Repeat the listing exactly as given, omitting every image.

•••

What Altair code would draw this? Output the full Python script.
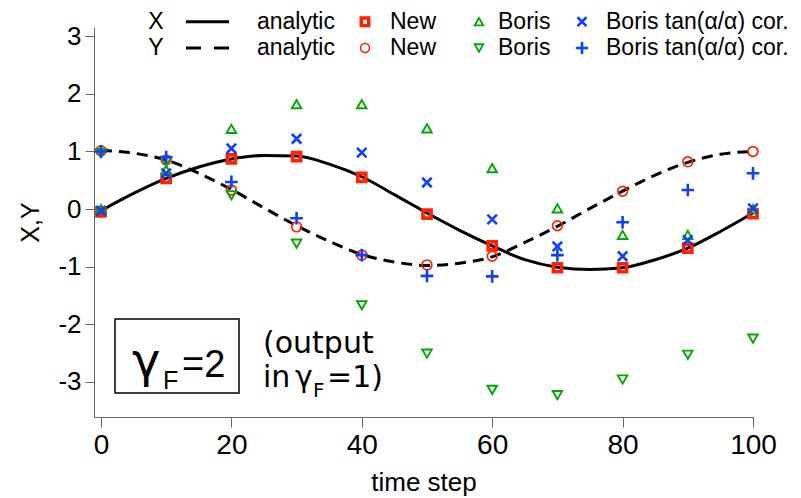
import altair as alt
import pandas as pd

# ---------------- data ----------------
t_marks = [0, 10, 20, 30, 40, 50, 60, 70, 80, 90, 100]
new_x = [-0.05, 0.53, 0.87, 0.91, 0.55, -0.09, -0.64, -1.02, -1.02, -0.68, -0.08]
new_y = [1.01, 0.85, 0.33, -0.31, -0.80, -0.97, -0.82, -0.29, 0.31, 0.82, 1.00]
boris_x = [0.00, 0.68, 1.39, 1.82, 1.82, 1.40, 0.71, 0.01, -0.45, -0.45, 0.00]
boris_y = [0.97, 0.82, 0.24, -0.60, -1.67, -2.51, -3.14, -3.23, -2.96, -2.53, -2.25]
cor_x = [-0.03, 0.62, 1.05, 1.22, 0.98, 0.46, -0.18, -0.65, -0.82, -0.54, 0.01]
cor_y = [1.00, 0.90, 0.47, -0.16, -0.80, -1.16, -1.17, -0.80, -0.23, 0.33, 0.62]

t_analytic = [0, 5, 10, 15, 20, 25, 30, 35, 40, 45, 50,
              55, 60, 65, 70, 75, 80, 85, 90, 95, 100]
analytic_x = [-0.03, 0.27, 0.53, 0.73, 0.87, 0.93, 0.92, 0.78, 0.56, 0.25, -0.07,
              -0.37, -0.64, -0.88, -1.01, -1.05, -1.02, -0.88, -0.68, -0.39, -0.07]
analytic_y = [1.02, 0.97, 0.85, 0.62, 0.34, 0.02, -0.29, -0.56, -0.79, -0.92, -0.98,
              -0.94, -0.83, -0.58, -0.30, 0.01, 0.31, 0.59, 0.81, 0.95, 1.00]

x_ticks = [0, 20, 40, 60, 80, 100]
y_ticks = [-3, -2, -1, 0, 1, 2, 3]

# ---------------- styling ----------------
RED = "#ff2200"
GREEN = "#00a800"
BLUE = "#1040ff"
FONT = "Liberation Sans"
HAND = "DejaVu Sans"
X_SHAPE = "M-1,-1L1,1M-1,1L1,-1"
PLUS_SHAPE = "M-1,0L1,0M0,-1L0,1"

W, H = 659, 390
xs = alt.Scale(domain=[-1.07, 100], nice=False, zero=False)
ys = alt.Scale(domain=[-3.611, 3.16], nice=False, zero=False)

x_axis = alt.Axis(values=x_ticks, title="time step", grid=False,
                  labelFont=FONT, labelFontSize=28, labelColor="black",
                  titleFont=FONT, titleFontSize=26, titleFontWeight="normal",
                  titleColor="black", tickSize=10, tickColor="#666",
                  domainColor="#666", labelPadding=4, titlePadding=10,
                  labelFlush=False, labelOverlap=False)
y_axis = alt.Axis(values=y_ticks, title="X,Y", grid=False,
                  labelExpr="'' + datum.value",
                  labelFont=FONT, labelFontSize=26, labelColor="black",
                  titleFont=FONT, titleFontSize=25, titleFontWeight="normal",
                  titleColor="black", tickSize=9, tickColor="#666",
                  domainColor="#666", labelPadding=4, titlePadding=14,
                  labelFlush=False, labelOverlap=False)


def series(t, v):
    return pd.DataFrame({"t": t, "v": v})


def enc(ch):
    return ch.encode(
        x=alt.X("t:Q", scale=xs, axis=x_axis),
        y=alt.Y("v:Q", scale=ys, axis=y_axis),
    )


line_x = enc(alt.Chart(series(t_analytic, analytic_x)).mark_line(
    color="black", strokeWidth=3, interpolate="monotone"))
line_y = enc(alt.Chart(series(t_analytic, analytic_y)).mark_line(
    color="black", strokeWidth=3, strokeDash=[11, 7], interpolate="monotone"))

pt_new_x = enc(alt.Chart(series(t_marks, new_x)).mark_point(
    shape="square", filled=False, color=RED, size=64, strokeWidth=3.7, opacity=1))
pt_new_y = enc(alt.Chart(series(t_marks, new_y)).mark_point(
    shape="circle", filled=False, color=RED, size=95, strokeWidth=1.7, opacity=1))
pt_boris_x = enc(alt.Chart(series(t_marks, boris_x)).mark_point(
    shape="triangle-up", filled=False, color=GREEN, size=90, strokeWidth=1.9, opacity=1))
pt_boris_y = enc(alt.Chart(series(t_marks, boris_y)).mark_point(
    shape="triangle-down", filled=False, color=GREEN, size=90, strokeWidth=1.9, opacity=1))
pt_cor_x = enc(alt.Chart(series(t_marks, cor_x)).mark_point(
    shape=X_SHAPE, filled=False, color=BLUE, size=90, strokeWidth=2.6, opacity=1))
pt_cor_y = enc(alt.Chart(series(t_marks, cor_y)).mark_point(
    shape=PLUS_SHAPE, filled=False, color=BLUE, size=160, strokeWidth=2.6, opacity=1))

# ---------------- legend & annotations (pixel layout) ----------------
one = alt.Data(values=[{"k": 1}])


def txt(s, x, y, size, font=FONT, align="left", baseline="middle"):
    return alt.Chart(one).mark_text(text=s, fontSize=size, font=font, align=align,
                                    baseline=baseline, color="black").encode(
        x=alt.value(x), y=alt.value(y))


def sym(shape, x, y, color, size, sw):
    return alt.Chart(one).mark_point(shape=shape, filled=False, color=color, size=size,
                                     strokeWidth=sw, opacity=1).encode(
        x=alt.value(x), y=alt.value(y))


R1, R2 = -5.3, 21.0
LEG = 23
legend = [
    txt("X", 62, R1, LEG, align="center"),
    txt("Y", 62, R2, LEG, align="center"),
    alt.Chart(one).mark_rule(color="black", strokeWidth=3).encode(
        x=alt.value(92), x2=alt.value(135), y=alt.value(R1)),
    alt.Chart(one).mark_rule(color="black", strokeWidth=3, strokeDash=[15, 13]).encode(
        x=alt.value(92), x2=alt.value(135), y=alt.value(R2)),
    txt("analytic", 163, R1, LEG),
    txt("analytic", 163, R2, LEG),
    sym("square", 271, R1, RED, 56, 3.5),
    sym("circle", 271, R2, RED, 80, 1.6),
    txt("New", 296, R1, LEG),
    txt("New", 296, R2, LEG),
    sym("triangle-up", 385, R1, GREEN, 75, 1.8),
    sym("triangle-down", 385, R2, GREEN, 75, 1.8),
    txt("Boris", 404, R1, LEG),
    txt("Boris", 404, R2, LEG),
    sym(X_SHAPE, 488, R1, BLUE, 80, 2.6),
    sym(PLUS_SHAPE, 488, R2, BLUE, 150, 2.6),
    txt("Boris tan(\u03b1/\u03b1) cor.", 512, R1, LEG),
    txt("Boris tan(\u03b1/\u03b1) cor.", 512, R2, LEG),
]

box = alt.Chart(one).mark_rect(fill="white", stroke="black", strokeWidth=1.5).encode(
    x=alt.value(21), x2=alt.value(145), y=alt.value(292), y2=alt.value(366))

notes = [
    box,
    txt("\u03b3", 38, 350, 48, font="DejaVu Sans", baseline="alphabetic"),
    txt("F", 69, 362, 25, baseline="alphabetic"),
    txt("=2", 88, 350, 38, baseline="alphabetic"),
    txt("(output", 169, 326, 30, font=HAND, baseline="alphabetic"),
    txt("in", 169, 360, 30, font=HAND, baseline="alphabetic"),
    txt("\u03b3", 201, 360, 30, font=HAND, baseline="alphabetic"),
    txt("F", 219, 370, 20, font=HAND, baseline="alphabetic"),
    txt("=1)", 233, 360, 30, font=HAND, baseline="alphabetic"),
]

chart = alt.layer(
    line_x, line_y,
    pt_new_x, pt_new_y, pt_boris_x, pt_boris_y, pt_cor_x, pt_cor_y,
    *notes, *legend,
).properties(
    width=W, height=H,
    padding={"left": 94, "top": 27, "right": 48, "bottom": 81},
    autosize=alt.AutoSizeParams(type="none"),
    background="white",
).configure_view(stroke=None)

chart.save("out.html", embed_options={"renderer": "svg", "actions": False})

•••

> _ANSWER TO THE TASK_
What Altair code would draw this? Output the full Python script.
import altair as alt
import pandas as pd

# ---------------- data ----------------
t_marks = [0, 10, 20, 30, 40, 50, 60, 70, 80, 90, 100]
new_x = [-0.05, 0.53, 0.87, 0.91, 0.55, -0.09, -0.64, -1.02, -1.02, -0.68, -0.08]
new_y = [1.01, 0.85, 0.33, -0.31, -0.80, -0.97, -0.82, -0.29, 0.31, 0.82, 1.00]
boris_x = [0.00, 0.68, 1.39, 1.82, 1.82, 1.40, 0.71, 0.01, -0.45, -0.45, 0.00]
boris_y = [0.97, 0.82, 0.24, -0.60, -1.67, -2.51, -3.14, -3.23, -2.96, -2.53, -2.25]
cor_x = [-0.03, 0.62, 1.05, 1.22, 0.98, 0.46, -0.18, -0.65, -0.82, -0.54, 0.01]
cor_y = [1.00, 0.90, 0.47, -0.16, -0.80, -1.16, -1.17, -0.80, -0.23, 0.33, 0.62]

t_analytic = [0, 5, 10, 15, 20, 25, 30, 35, 40, 45, 50,
              55, 60, 65, 70, 75, 80, 85, 90, 95, 100]
analytic_x = [-0.03, 0.27, 0.53, 0.73, 0.87, 0.93, 0.92, 0.78, 0.56, 0.25, -0.07,
              -0.37, -0.64, -0.88, -1.01, -1.05, -1.02, -0.88, -0.68, -0.39, -0.07]
analytic_y = [1.02, 0.97, 0.85, 0.62, 0.34, 0.02, -0.29, -0.56, -0.79, -0.92, -0.98,
              -0.94, -0.83, -0.58, -0.30, 0.01, 0.31, 0.59, 0.81, 0.95, 1.00]

x_ticks = [0, 20, 40, 60, 80, 100]
y_ticks = [-3, -2, -1, 0, 1, 2, 3]

# ---------------- styling ----------------
RED = "#ff2200"
GREEN = "#00a800"
BLUE = "#1040ff"
FONT = "Liberation Sans"
HAND = "DejaVu Sans"
X_SHAPE = "M-1,-1L1,1M-1,1L1,-1"
PLUS_SHAPE = "M-1,0L1,0M0,-1L0,1"

W, H = 659, 390
xs = alt.Scale(domain=[-1.07, 100], nice=False, zero=False)
ys = alt.Scale(domain=[-3.611, 3.16], nice=False, zero=False)

x_axis = alt.Axis(values=x_ticks, title="time step", grid=False,
                  labelFont=FONT, labelFontSize=28, labelColor="black",
                  titleFont=FONT, titleFontSize=26, titleFontWeight="normal",
                  titleColor="black", tickSize=10, tickColor="#666",
                  domainColor="#666", labelPadding=4, titlePadding=10,
                  labelFlush=False, labelOverlap=False)
y_axis = alt.Axis(values=y_ticks, title="X,Y", grid=False,
                  labelExpr="'' + datum.value",
                  labelFont=FONT, labelFontSize=26, labelColor="black",
                  titleFont=FONT, titleFontSize=25, titleFontWeight="normal",
                  titleColor="black", tickSize=9, tickColor="#666",
                  domainColor="#666", labelPadding=4, titlePadding=14,
                  labelFlush=False, labelOverlap=False)


def series(t, v):
    return pd.DataFrame({"t": t, "v": v})


def enc(ch):
    return ch.encode(
        x=alt.X("t:Q", scale=xs, axis=x_axis),
        y=alt.Y("v:Q", scale=ys, axis=y_axis),
    )


line_x = enc(alt.Chart(series(t_analytic, analytic_x)).mark_line(
    color="black", strokeWidth=3, interpolate="monotone"))
line_y = enc(alt.Chart(series(t_analytic, analytic_y)).mark_line(
    color="black", strokeWidth=3, strokeDash=[11, 7], interpolate="monotone"))

pt_new_x = enc(alt.Chart(series(t_marks, new_x)).mark_point(
    shape="square", filled=False, color=RED, size=64, strokeWidth=3.7, opacity=1))
pt_new_y = enc(alt.Chart(series(t_marks, new_y)).mark_point(
    shape="circle", filled=False, color=RED, size=95, strokeWidth=1.7, opacity=1))
pt_boris_x = enc(alt.Chart(series(t_marks, boris_x)).mark_point(
    shape="triangle-up", filled=False, color=GREEN, size=90, strokeWidth=1.9, opacity=1))
pt_boris_y = enc(alt.Chart(series(t_marks, boris_y)).mark_point(
    shape="triangle-down", filled=False, color=GREEN, size=90, strokeWidth=1.9, opacity=1))
pt_cor_x = enc(alt.Chart(series(t_marks, cor_x)).mark_point(
    shape=X_SHAPE, filled=False, color=BLUE, size=90, strokeWidth=2.6, opacity=1))
pt_cor_y = enc(alt.Chart(series(t_marks, cor_y)).mark_point(
    shape=PLUS_SHAPE, filled=False, color=BLUE, size=160, strokeWidth=2.6, opacity=1))

# ---------------- legend & annotations (pixel layout) ----------------
one = alt.Data(values=[{"k": 1}])


def txt(s, x, y, size, font=FONT, align="left", baseline="middle"):
    return alt.Chart(one).mark_text(text=s, fontSize=size, font=font, align=align,
                                    baseline=baseline, color="black").encode(
        x=alt.value(x), y=alt.value(y))


def sym(shape, x, y, color, size, sw):
    return alt.Chart(one).mark_point(shape=shape, filled=False, color=color, size=size,
                                     strokeWidth=sw, opacity=1).encode(
        x=alt.value(x), y=alt.value(y))


R1, R2 = -5.3, 21.0
LEG = 23
legend = [
    txt("X", 62, R1, LEG, align="center"),
    txt("Y", 62, R2, LEG, align="center"),
    alt.Chart(one).mark_rule(color="black", strokeWidth=3).encode(
        x=alt.value(92), x2=alt.value(135), y=alt.value(R1)),
    alt.Chart(one).mark_rule(color="black", strokeWidth=3, strokeDash=[15, 13]).encode(
        x=alt.value(92), x2=alt.value(135), y=alt.value(R2)),
    txt("analytic", 163, R1, LEG),
    txt("analytic", 163, R2, LEG),
    sym("square", 271, R1, RED, 56, 3.5),
    sym("circle", 271, R2, RED, 80, 1.6),
    txt("New", 296, R1, LEG),
    txt("New", 296, R2, LEG),
    sym("triangle-up", 385, R1, GREEN, 75, 1.8),
    sym("triangle-down", 385, R2, GREEN, 75, 1.8),
    txt("Boris", 404, R1, LEG),
    txt("Boris", 404, R2, LEG),
    sym(X_SHAPE, 488, R1, BLUE, 80, 2.6),
    sym(PLUS_SHAPE, 488, R2, BLUE, 150, 2.6),
    txt("Boris tan(\u03b1/\u03b1) cor.", 512, R1, LEG),
    txt("Boris tan(\u03b1/\u03b1) cor.", 512, R2, LEG),
]

box = alt.Chart(one).mark_rect(fill="white", stroke="black", strokeWidth=1.5).encode(
    x=alt.value(21), x2=alt.value(145), y=alt.value(292), y2=alt.value(366))

notes = [
    box,
    txt("\u03b3", 38, 350, 48, font="DejaVu Sans", baseline="alphabetic"),
    txt("F", 69, 362, 25, baseline="alphabetic"),
    txt("=2", 88, 350, 38, baseline="alphabetic"),
    txt("(output", 169, 326, 30, font=HAND, baseline="alphabetic"),
    txt("in", 169, 360, 30, font=HAND, baseline="alphabetic"),
    txt("\u03b3", 201, 360, 30, font=HAND, baseline="alphabetic"),
    txt("F", 219, 370, 20, font=HAND, baseline="alphabetic"),
    txt("=1)", 233, 360, 30, font=HAND, baseline="alphabetic"),
]

chart = alt.layer(
    line_x, line_y,
    pt_new_x, pt_new_y, pt_boris_x, pt_boris_y, pt_cor_x, pt_cor_y,
    *notes, *legend,
).properties(
    width=W, height=H,
    padding={"left": 94, "top": 27, "right": 48, "bottom": 81},
    autosize=alt.AutoSizeParams(type="none"),
    background="white",
).configure_view(stroke=None)

chart.save("out.html", embed_options={"renderer": "svg", "actions": False})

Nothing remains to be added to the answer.